In questa piovosa settimana di ferie che poco regala all’immaginazione ed alla mia famelica ed infinita voglia di fare escursioni montane, sono solito consumare le prime ore mattutine così. Alla stessa e rituale maniera. Con un caffè fumante in mano per intraprendere la lettura attenta del quotidiano. Adoro il profumo della carta, mi piace sentire lo stropiccio delle pagine sotto i polpastrelli. Quando trovo un bel passaggio lo rileggo e mi premio con una minuscola sorsata appagante: manco avesse il potere di farmelo ricordare nel tempo. Incorro, sul finire, in un breve e pesante articolo riguardante il j’è accuse del giudice sudafricano Goldstone lanciato nei confronti della recente operazione “piombo fuso” che preannuncia provvedimenti all‘AIA.

Mi viene, mi torna prepotentemente in mente la visione di alcune scene del film d’animazione “Valzer con Bashir” risalente all‘inverno testé trascorso. La pellicola di Folman parla di autobiografici ricordi sfuocati; ricordi inconsciamente cancellati o quantomeno seppelliti dalla mente di chi in Libano, nella prima settimana giugno del 1982, c’era stato mandato dall’allora Ministro degli Esteri Ariel Sharon in risposta al tentativo da parte della FATH di assassinio dell’ambasciatore israeliano in Gran Bretagna. Di chi aveva quindi visto, e poi scarabocchiato il ricordo, della Beirut di quei giorni. Il regista era lì, ma solo parlandone dopo vent’anni con un amico ossessionato da un ricorrente incubo che apre le danze, si è reso conto di non avere gli occhiali con la gradazione corretta: deve ammettere che quello che gli restato è una sbiadita visione d’insieme nella quale tutto si mescola.
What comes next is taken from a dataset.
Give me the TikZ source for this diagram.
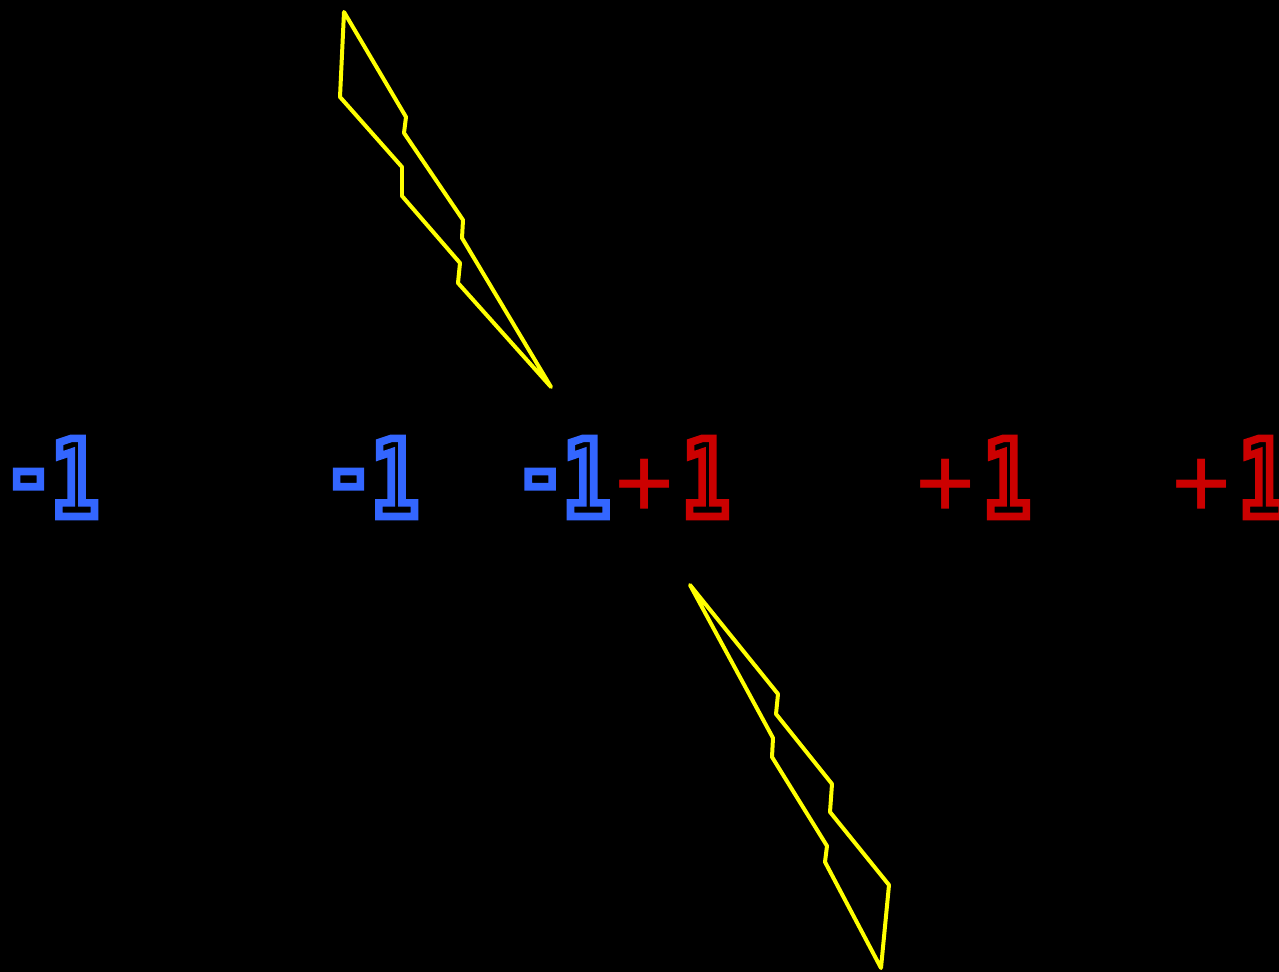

Un film documentario, pieno di interviste ed immagini sarebbe potuto essere un modo per raccontare, per cercare di far tornare e riaffiorare i ricordi. Ma alla fine Ari Folman deve avere pensato che l’utilizzo di una volutamente scarna animazione, avrebbe potuto sottolineare in maniera più incisiva quel tentativo di ricostruzione. La mente umana, si domanda, può davvero avere il potere di cancellare, di rendere informe e nebuloso l’indesiderato? Con l’aiuto di uno psicanalista, prosegue nella ricerca della verità: le uniche immagini televisive scandiscono, con il blando ma fermo ritmo di un’accusa, i titoli di coda mentre soddisfatto lascio la sala. La mia personale conclusione è che “Valzer con Bashir” non debba essere inteso solo come il bisogno di fare chiarezza sulla prima guerra in Libano e di conseguenza sulla tremenda rappresaglia da parte delle falange cristiano-maronite sui campi profughi di Sabra e Chatila avvenuto con l‘appoggio israeliano.

Questa breve pellicola è addirittura più ambiziosa e si accolla il mastodontico compito di autoaccusare chi all’interno dello stato israeliano crede che la colpa sia univoca. Il protagonista, il nemico da combattere è il negazionismo. Il negazionismo o il riduzionismo infatti, sia in entrata che in uscita, continua ad essere legato all’esistenza di questo stato creato a tavolino dopo la seconda guerra mondiale. Con “Valzer con Bashir” mi sembra che Folman provi a prendere un paio di affilate forbici. Solo accollandosi la mastodontica responsabilità di azioni come questa, da tutte parte, si potrà molto utopisticamente tentare di andare incontro a quella che lui non osa nemmeno chiamare pace, ma un generico miglioramento.

Per tali motivi ritengo che “Valzer con Bashir” sia un film denso, coraggioso e stimolante. Ve lo consiglio.